··· Available records ···
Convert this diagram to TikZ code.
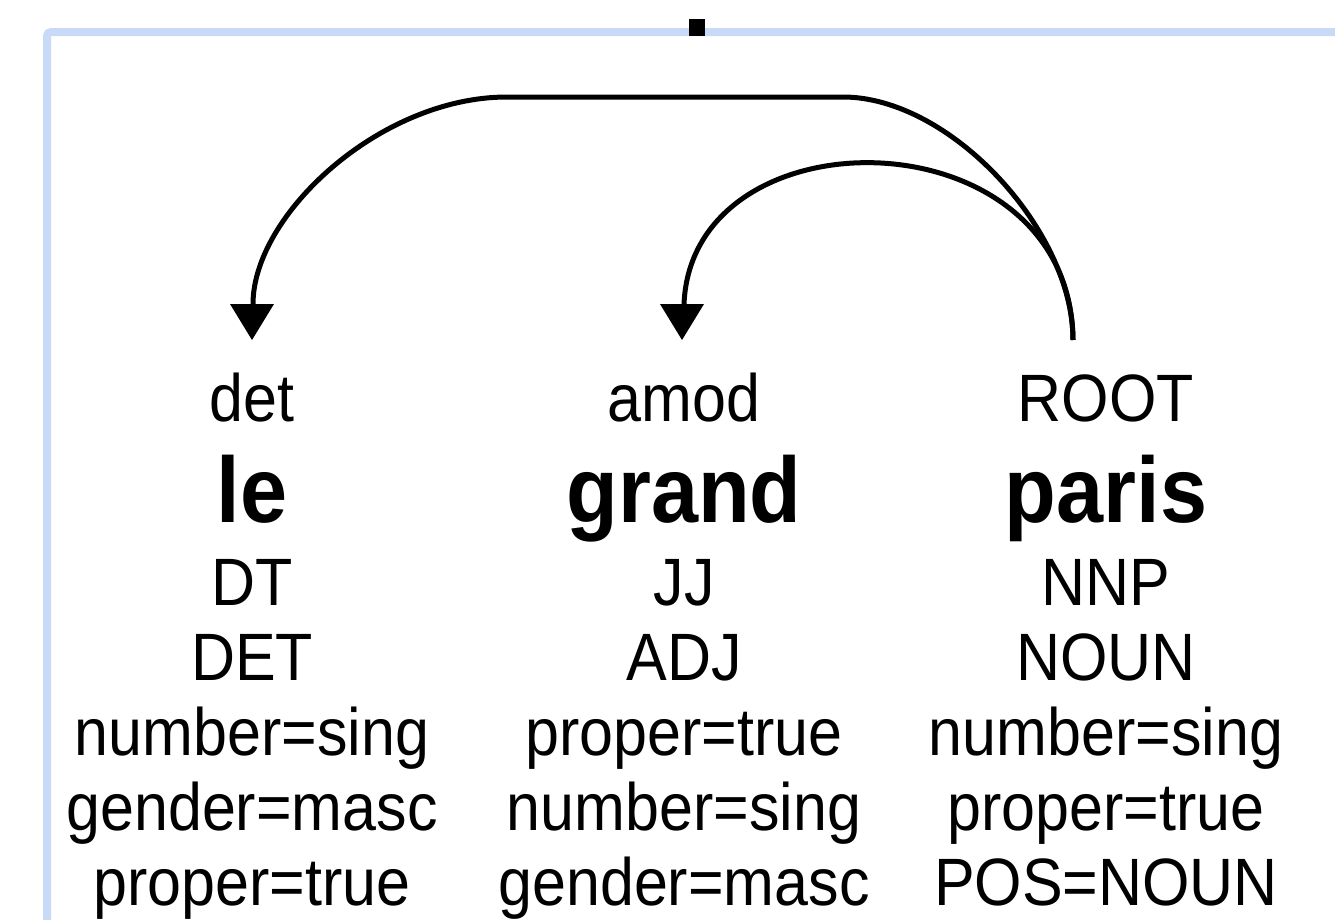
\documentclass[tikz,border=0pt]{standalone}
\usepackage{fontspec}
\setmainfont{Liberation Sans}[FakeStretch=0.91]
\definecolor{frameblue}{HTML}{C9DAF8}
\tikzset{
  lab/.style={anchor=base, inner sep=0pt, font=\fontsize{67}{75}\selectfont},
  word/.style={anchor=base, inner sep=0pt, font=\fontsize{93}{100}\selectfont\bfseries},
  arc/.style={line width=5pt, black},
  head/.style={fill=black},
  panel/.style={draw=frameblue, line width=8pt, rounded corners=4pt},
}
\begin{document}
\begin{tikzpicture}[x=1pt, y=-1pt]
  \useasboundingbox (0,0) rectangle (1335,919);
  \clip (0,0) rectangle (1335,919);

  % panel frame and the small marker on its top edge
  \draw[panel] (47,32) rectangle (1420,1000);
  \fill (689,19) rectangle (705,36);

  % token columns
  \node[lab]  (dep1) at (252,421) {det};
  \node[word] (tok1) at (252,522) {le};
  \node[lab]  (tag1) at (252,605) {DT};
  \node[lab]  (pos1) at (252,680) {DET};
  \node[lab]  (fa1)  at (252,755) {number=sing};
  \node[lab]  (fb1)  at (252,830) {gender=masc};
  \node[lab]  (fc1)  at (252,905) {proper=true};

  \node[lab]  (dep2) at (684,421) {amod};
  \node[word] (tok2) at (684,522) {grand};
  \node[lab]  (tag2) at (684,605) {JJ};
  \node[lab]  (pos2) at (684,680) {ADJ};
  \node[lab]  (fa2)  at (684,755) {proper=true};
  \node[lab]  (fb2)  at (684,830) {number=sing};
  \node[lab]  (fc2)  at (684,905) {gender=masc};

  \node[lab]  (dep3) at (1106,421) {ROOT};
  \node[word] (tok3) at (1106,522) {paris};
  \node[lab]  (tag3) at (1106,605) {NNP};
  \node[lab]  (pos3) at (1106,680) {NOUN};
  \node[lab]  (fa3)  at (1106,755) {number=sing};
  \node[lab]  (fb3)  at (1106,830) {proper=true};
  \node[lab]  (fc3)  at (1106,905) {POS=NOUN};

  % arc end points above the labels
  \coordinate (src)   at (1073,340);
  \coordinate (tip1)  at (252,340);
  \coordinate (base1) at (253,304);
  \coordinate (tip2)  at (682,340);
  \coordinate (base2) at (684,304);

  % dependency arcs
  \draw[arc] (src) .. controls (1073,230) and (950,97) .. (843,97)
             -- (507,97) .. controls (380,97) and (253,215) .. (base1);
  \draw[arc] (src) .. controls (1071,112) and (692,108) .. (base2);

  % arrow heads
  \fill[head] (tip1) -- ++(-22,-36) -- ++(44,0) -- cycle;
  \fill[head] (tip2) -- ++(-22,-36) -- ++(44,0) -- cycle;
\end{tikzpicture}
\end{document}
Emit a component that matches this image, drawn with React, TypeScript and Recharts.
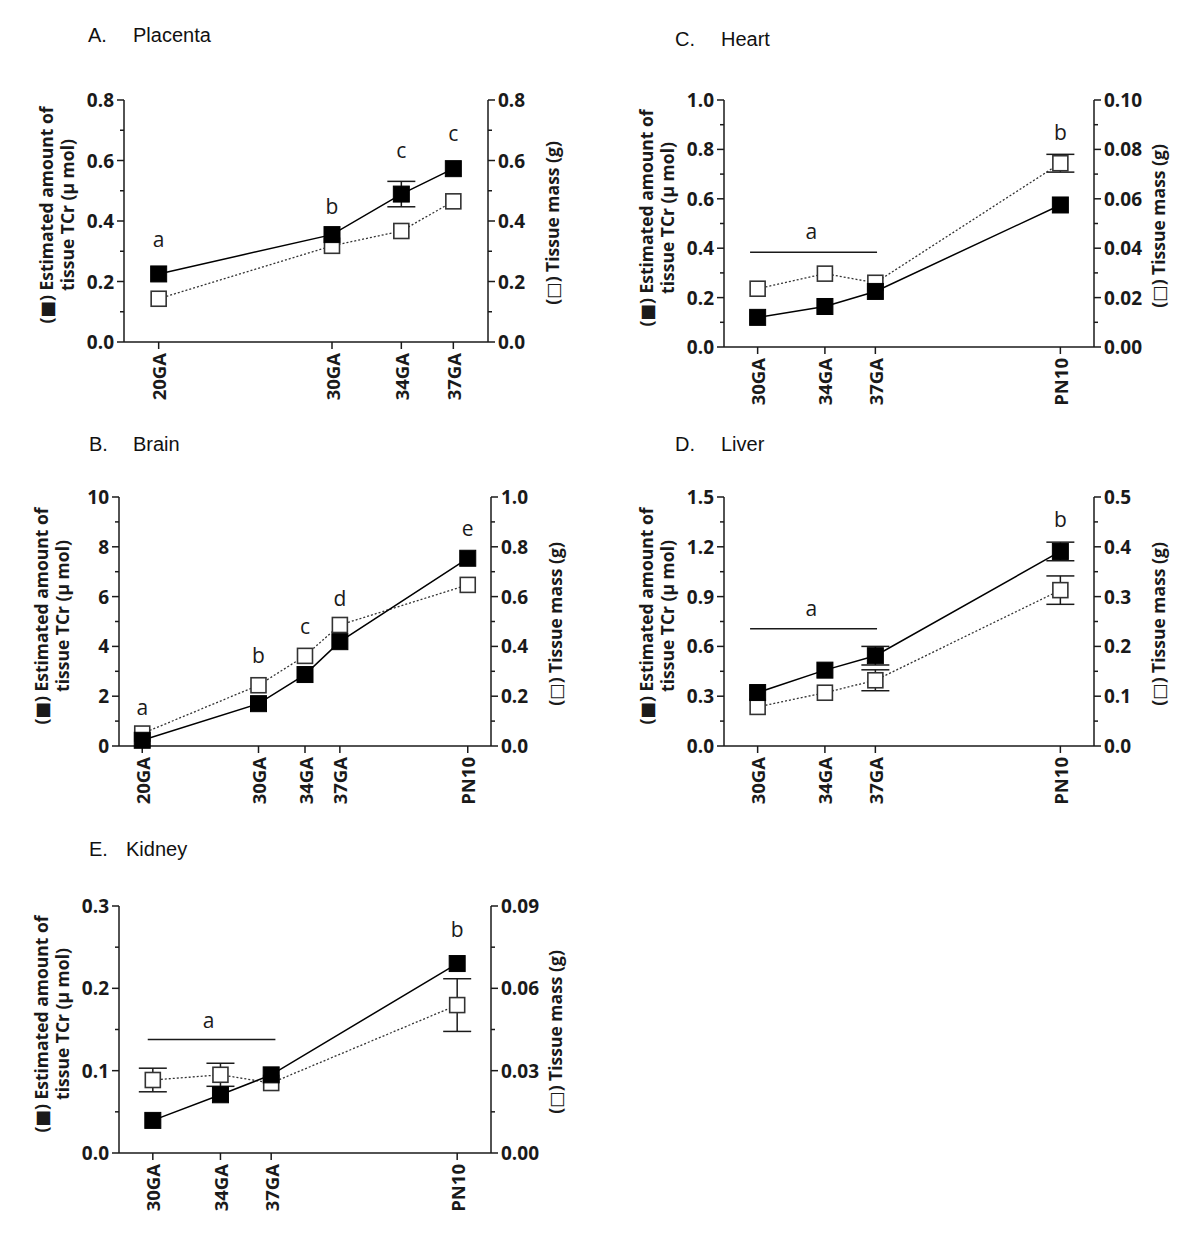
···
# [Your task]
Transcribe the records word for word and include no pictures.

# [Response to the task]
Convert this diagram to TikZ code.
\documentclass[tikz,border=0pt]{standalone}
\usepackage{fontspec}
\setmainfont{Liberation Sans}[FakeStretch=0.91]
\definecolor{frameblue}{HTML}{C9DAF8}
\tikzset{
  lab/.style={anchor=base, inner sep=0pt, font=\fontsize{67}{75}\selectfont},
  word/.style={anchor=base, inner sep=0pt, font=\fontsize{93}{100}\selectfont\bfseries},
  arc/.style={line width=5pt, black},
  head/.style={fill=black},
  panel/.style={draw=frameblue, line width=8pt, rounded corners=4pt},
}
\begin{document}
\begin{tikzpicture}[x=1pt, y=-1pt]
  \useasboundingbox (0,0) rectangle (1335,919);
  \clip (0,0) rectangle (1335,919);

  % panel frame and the small marker on its top edge
  \draw[panel] (47,32) rectangle (1420,1000);
  \fill (689,19) rectangle (705,36);

  % token columns
  \node[lab]  (dep1) at (252,421) {det};
  \node[word] (tok1) at (252,522) {le};
  \node[lab]  (tag1) at (252,605) {DT};
  \node[lab]  (pos1) at (252,680) {DET};
  \node[lab]  (fa1)  at (252,755) {number=sing};
  \node[lab]  (fb1)  at (252,830) {gender=masc};
  \node[lab]  (fc1)  at (252,905) {proper=true};

  \node[lab]  (dep2) at (684,421) {amod};
  \node[word] (tok2) at (684,522) {grand};
  \node[lab]  (tag2) at (684,605) {JJ};
  \node[lab]  (pos2) at (684,680) {ADJ};
  \node[lab]  (fa2)  at (684,755) {proper=true};
  \node[lab]  (fb2)  at (684,830) {number=sing};
  \node[lab]  (fc2)  at (684,905) {gender=masc};

  \node[lab]  (dep3) at (1106,421) {ROOT};
  \node[word] (tok3) at (1106,522) {paris};
  \node[lab]  (tag3) at (1106,605) {NNP};
  \node[lab]  (pos3) at (1106,680) {NOUN};
  \node[lab]  (fa3)  at (1106,755) {number=sing};
  \node[lab]  (fb3)  at (1106,830) {proper=true};
  \node[lab]  (fc3)  at (1106,905) {POS=NOUN};

  % arc end points above the labels
  \coordinate (src)   at (1073,340);
  \coordinate (tip1)  at (252,340);
  \coordinate (base1) at (253,304);
  \coordinate (tip2)  at (682,340);
  \coordinate (base2) at (684,304);

  % dependency arcs
  \draw[arc] (src) .. controls (1073,230) and (950,97) .. (843,97)
             -- (507,97) .. controls (380,97) and (253,215) .. (base1);
  \draw[arc] (src) .. controls (1071,112) and (692,108) .. (base2);

  % arrow heads
  \fill[head] (tip1) -- ++(-22,-36) -- ++(44,0) -- cycle;
  \fill[head] (tip2) -- ++(-22,-36) -- ++(44,0) -- cycle;
\end{tikzpicture}
\end{document}
Emit a component that matches this image, drawn with React, TypeScript and Recharts.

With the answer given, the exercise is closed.